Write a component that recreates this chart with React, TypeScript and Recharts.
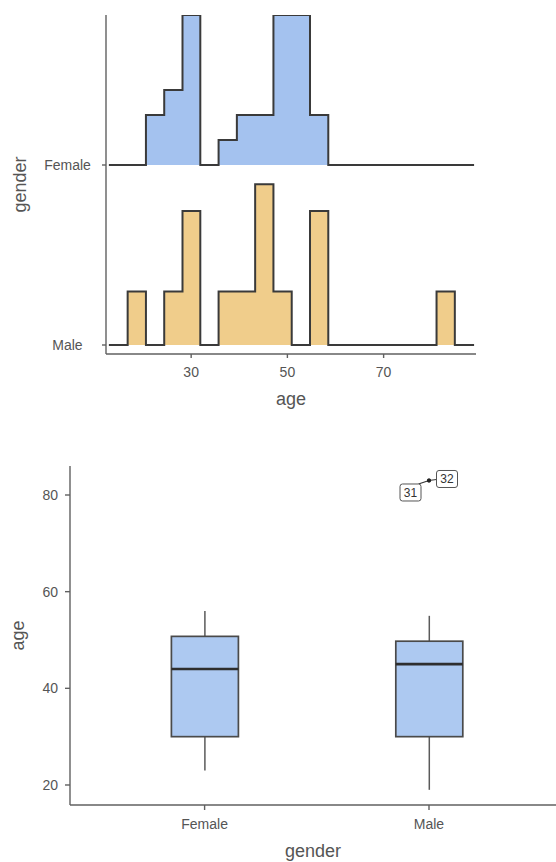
import React from 'react';
import { ComposedChart, Area, Bar, Scatter, XAxis, YAxis, Label } from 'recharts';

// ---------- Ridgeline histogram data (top panel) ----------
const binStarts = [12.9, 16.8, 20.6, 24.4, 28.2, 31.9, 35.7, 39.5, 43.3, 47.1, 50.9, 54.7, 58.5, 81.0, 84.8, 88.8];
const femaleCounts = [0, 0, 2, 3, 6, 0, 1, 2, 2, 6, 6, 2, 0, 0, 0, 0];
const maleCounts = [0, 2, 0, 2, 5, 0, 2, 2, 6, 2, 0, 5, 0, 2, 0, 0];
const femaleN = 30;
const maleN = 28;
const ridgeGenders = ['Male', 'Female'];
const ridgeOffsets = [0, 0.24];
const ageTicks = [30, 50, 70];

// ---------- Boxplot data (bottom panel) ----------
const genders = ['Female', 'Male'];
const whiskerLow = [23, 19];
const quartile1 = [30, 30];
const medians = [44, 45];
const quartile3 = [50.75, 49.75];
const whiskerHigh = [56, 55];
const outlierAges = [83, 83];
const outlierIds = ['31', '32'];
const outlierGender = 'Male';
const boxAgeTicks = [20, 40, 60, 80];

const FONT = '"Liberation Sans", Arial, Helvetica, sans-serif';
const TICK_COLOR = '#555555';
const TITLE_COLOR = '#555555';
const AXIS_COLOR = '#606060';
const OUTLINE = '#3a3a3a';
const FEMALE_FILL = '#a4c2ef';
const MALE_FILL = '#f0cd8b';
const BOX_FILL = '#adc9f1';

const ridgeRows = binStarts.map((age, i) => ({
  age,
  female: ridgeOffsets[1] + femaleCounts[i] / femaleN,
  male: ridgeOffsets[0] + maleCounts[i] / maleN,
}));

const boxRows = genders.map((g, i) => {
  const row: any = {
    gender: g,
    box: [quartile1[i], quartile3[i]],
    lo: whiskerLow[i],
    med: medians[i],
    hi: whiskerHigh[i],
  };
  if (g === outlierGender) {
    row.out1 = outlierAges[0];
    row.out2 = outlierAges[1];
  }
  return row;
});

const xTitle = (text: string, offset: number) => (props: any) => {
  const vb = props.viewBox;
  return (
    <text x={vb.x + vb.width / 2} y={vb.y + vb.height - offset} textAnchor="middle"
      fontFamily={FONT} fontSize={18} fill={TITLE_COLOR}>{text}</text>
  );
};

const yTitle = (text: string, baseX: number) => (props: any) => {
  const vb = props.viewBox;
  const x = vb.x + baseX;
  const y = vb.y + vb.height / 2;
  return (
    <text x={x} y={y} transform={`rotate(-90 ${x} ${y})`} textAnchor="middle"
      fontFamily={FONT} fontSize={18} fill={TITLE_COLOR}>{text}</text>
  );
};

const RidgeTick = (props: any) => {
  const { x, y, payload } = props;
  const idx = ridgeOffsets.indexOf(payload.value);
  return (
    <text x={x} y={y} dy="0.36em" textAnchor="middle" fontFamily={FONT} fontSize={14} fill={TICK_COLOR}>
      {ridgeGenders[idx]}
    </text>
  );
};

const BoxShape = (props: any) => {
  const { x, y, width, height, payload } = props;
  const top = Math.min(y, y + height);
  const h = Math.abs(height);
  const [q1, q3] = payload.box;
  const ppu = h / (q3 - q1);
  const yOf = (v: number) => top + (q3 - v) * ppu;
  const cx = x + width / 2;
  return (
    <g>
      <line x1={cx} x2={cx} y1={yOf(payload.hi)} y2={top} stroke="#5a5a5a" strokeWidth={1.5} />
      <line x1={cx} x2={cx} y1={top + h} y2={yOf(payload.lo)} stroke="#5a5a5a" strokeWidth={1.5} />
      <rect x={x} y={top} width={width} height={h} fill={BOX_FILL} stroke="#4a4a4a" strokeWidth={1.7} />
      <line x1={x} x2={x + width} y1={yOf(payload.med)} y2={yOf(payload.med)} stroke="#2e2e2e" strokeWidth={2.6} />
    </g>
  );
};

// repel-label layout offsets (relative to the point)
const labelBoxes = [
  { dx: -29, dy: 3.5, w: 21, h: 17, lx: -10.5, ly: 3.5 },
  { dx: 7.5, dy: -10, w: 21, h: 17, lx: 7.5, ly: -1 },
];

const makeOutlierShape = (k: number) => (props: any) => {
  const { cx, cy } = props;
  if (cx == null || cy == null) return <g />;
  const b = labelBoxes[k];
  return (
    <g>
      <line x1={cx + b.lx} y1={cy + b.ly} x2={cx} y2={cy} stroke="#333" strokeWidth={1.2} />
      <circle cx={cx} cy={cy} r={2} fill="#222" />
      <rect x={cx + b.dx} y={cy + b.dy} width={b.w} height={b.h} rx={2.5} ry={2.5}
        fill="#ffffff" stroke="#555" strokeWidth={1} />
      <text x={cx + b.dx + b.w / 2} y={cy + b.dy + b.h / 2} dy="0.36em" textAnchor="middle"
        fontFamily={FONT} fontSize={12} fill="#333">{outlierIds[k]}</text>
    </g>
  );
};

export default function App() {
  return (
    <div style={{ position: 'fixed', left: 0, top: 0, width: 556, height: 862, background: '#fff' }}>
      <div style={{ position: 'absolute', left: 0, top: 0 }}>
        <ComposedChart width={556} height={420} data={ridgeRows}
          margin={{ top: 15, right: 80, bottom: 10, left: 0 }}>
          <XAxis type="number" dataKey="age" domain={[12.3, 89.2]} ticks={ageTicks} allowDataOverflow
            height={56} tickSize={4} tickMargin={9}
            axisLine={{ stroke: AXIS_COLOR, strokeWidth: 1.4 }} tickLine={{ stroke: AXIS_COLOR, strokeWidth: 1.4 }}
            tick={{ fill: TICK_COLOR, fontSize: 14, fontFamily: FONT }}>
            <Label content={xTitle('age', 5)} />
          </XAxis>
          <YAxis type="number" domain={[-0.012, 0.44]} ticks={ridgeOffsets} allowDataOverflow
            width={106} tickSize={4} tickMargin={34.5}
            axisLine={{ stroke: AXIS_COLOR, strokeWidth: 1.4 }} tickLine={{ stroke: AXIS_COLOR, strokeWidth: 1.4 }}
            tick={<RidgeTick />}>
            <Label content={yTitle('gender', 25.5)} />
          </YAxis>
          <Area type="stepAfter" dataKey="female" baseValue={ridgeOffsets[1]} fill={FEMALE_FILL} fillOpacity={1}
            stroke={OUTLINE} strokeWidth={2} dot={false} activeDot={false} isAnimationActive={false} />
          <Area type="stepAfter" dataKey="male" baseValue={ridgeOffsets[0]} fill={MALE_FILL} fillOpacity={1}
            stroke={OUTLINE} strokeWidth={2} dot={false} activeDot={false} isAnimationActive={false} />
        </ComposedChart>
      </div>
      <div style={{ position: 'absolute', left: 0, top: 430 }}>
        <ComposedChart width={556} height={432} data={boxRows}
          margin={{ top: 36, right: 0, bottom: 4, left: 0 }}>
          <XAxis type="category" dataKey="gender" padding={{ left: 22.4, right: 14.8 }}
            height={53} tickSize={5} tickMargin={9}
            axisLine={{ stroke: AXIS_COLOR, strokeWidth: 1.4 }} tickLine={{ stroke: AXIS_COLOR, strokeWidth: 1.4 }}
            tick={{ fill: TICK_COLOR, fontSize: 14, fontFamily: FONT }}>
            <Label content={xTitle('gender', 1)} />
          </XAxis>
          <YAxis type="number" domain={[15.86, 86.0]} ticks={boxAgeTicks} allowDataOverflow
            width={70} tickSize={5} tickMargin={7}
            axisLine={{ stroke: AXIS_COLOR, strokeWidth: 1.4 }} tickLine={{ stroke: AXIS_COLOR, strokeWidth: 1.4 }}
            tick={{ fill: TICK_COLOR, fontSize: 14, fontFamily: FONT }}>
            <Label content={yTitle('age', 23.6)} />
          </YAxis>
          <Bar dataKey="box" barSize={67} shape={BoxShape} isAnimationActive={false} />
          <Scatter dataKey="out1" shape={makeOutlierShape(0)} isAnimationActive={false} />
          <Scatter dataKey="out2" shape={makeOutlierShape(1)} isAnimationActive={false} />
        </ComposedChart>
      </div>
    </div>
  );
}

....

[BRIEF]
The lines from the start of the data through the line that contains "const ageTicks = [30, 50, 70];" are to be returned exactly, please, with both ends included and every picture left out.

[WRITTEN REPLY]
Write a component that recreates this chart with React, TypeScript and Recharts.
import React from 'react';
import { ComposedChart, Area, Bar, Scatter, XAxis, YAxis, Label } from 'recharts';

// ---------- Ridgeline histogram data (top panel) ----------
const binStarts = [12.9, 16.8, 20.6, 24.4, 28.2, 31.9, 35.7, 39.5, 43.3, 47.1, 50.9, 54.7, 58.5, 81.0, 84.8, 88.8];
const femaleCounts = [0, 0, 2, 3, 6, 0, 1, 2, 2, 6, 6, 2, 0, 0, 0, 0];
const maleCounts = [0, 2, 0, 2, 5, 0, 2, 2, 6, 2, 0, 5, 0, 2, 0, 0];
const femaleN = 30;
const maleN = 28;
const ridgeGenders = ['Male', 'Female'];
const ridgeOffsets = [0, 0.24];
const ageTicks = [30, 50, 70];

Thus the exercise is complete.